How a Small Snake Can Eat Meals Many Times Larger Than Its Head
The egg-eating African reptile uses its stretchy jaw skin to swallow huge prey, a feat that not even a python can match
A tiny egg-eating African snake may take the prize for swallowing the largest meals relative to its body size out of all snakes, outstripping even pythons—which are famous for gulping down massive alligators, cows, antelopes and even people whole.
“They probably would hold the Guinness world record,” biologist Bruce Jayne at the University of Cincinnati Jayne, says in a statement. “It’s spectacular but on a small scale…People focus on big snakes eating big things, but if you correct for their size, these little guys are pretty scary.”
In a new study published in the Journal of Zoology, Jayne used 3D-printed probes to test the gape—or jaw width—of two egg-eating snake species: Dasypeltis gansi, or the Gans' egg-eater, and the North American species Pantherophis obsoletus.
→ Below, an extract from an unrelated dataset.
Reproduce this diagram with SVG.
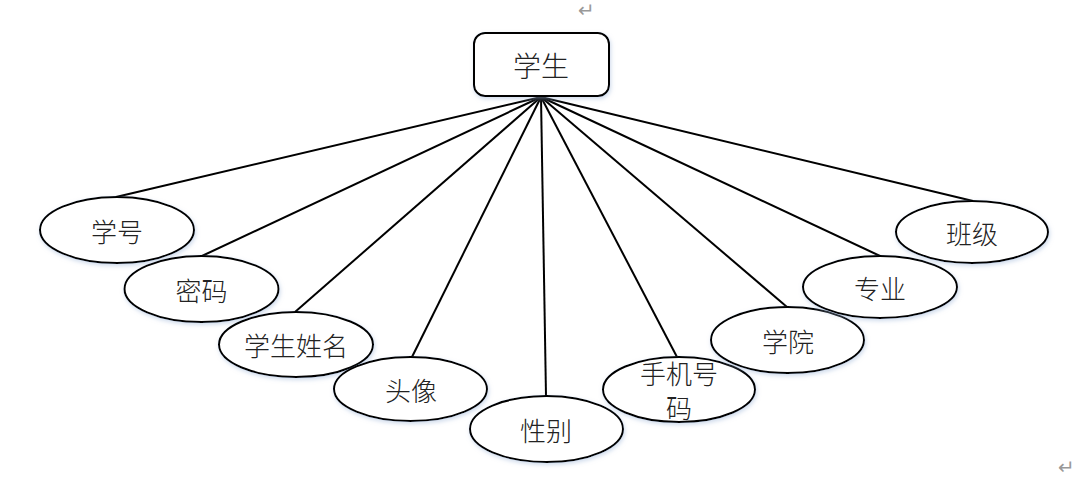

The three-foot-long D. gansi rely solely on bird eggs for their sustenance, while P. obsoletus, also called black rat snakes, are generalist eaters that consume mostly rodents, but also gulp down eggs, frogs, lizards and birds.
Jayne found that D. gansi “has spectacularly stretchy skin” between its left and right lower jawbones, allowing it to “add more than 50 percent of that gape area,” Jayne tells the New York Times’ Kate Golembiewski. Black rat snakes, on the other hand, could only expand their gape by about 19 percent. Jayne’s previous research has found that Burmese pythons can expand their mouths by 43 percent, allowing them to consume bigger animals like deer or alligators.
Jayne says in the statement that the Gans’ egg-eaters’ larger gape may serve an important evolutionary purpose. Other rodent-eating species don’t need to open their mouths quite so far to consume the calories they need, because their prey is more elongated. But bird eggs are almost entirely spherical, so bigger mouths are more advantageous for swallowing more mass.
Other parts of the Gans’ egg-eaters' little bodies are also tailored to their specialized diet. Their spine can contort in a way that allows them to crack open eggs after swallowing them, which releases the slimy innards before they spit up the shells. The snakes are also almost entirely toothless with a soft mouth that helps them grip smooth, round eggs, per the statement.
Bryan Maritz, a biologist at the University of the Western Cape in South Africa, who was not involved with the study, tells the Times that the new research upends the way scientists have traditionally thought about snake mouths.
“We’ve always just relied on proxies for snake gape,” Bryan Maritz, a biologist at the University of the Western Cape in South Africa, who was not involved with the study, tells the Times. “We’ve said, ‘Well, gape is correlated broadly with head length, and so you can measure a snake’s head length and you can estimate its gape.’ And this study really shows that that’s not the case.”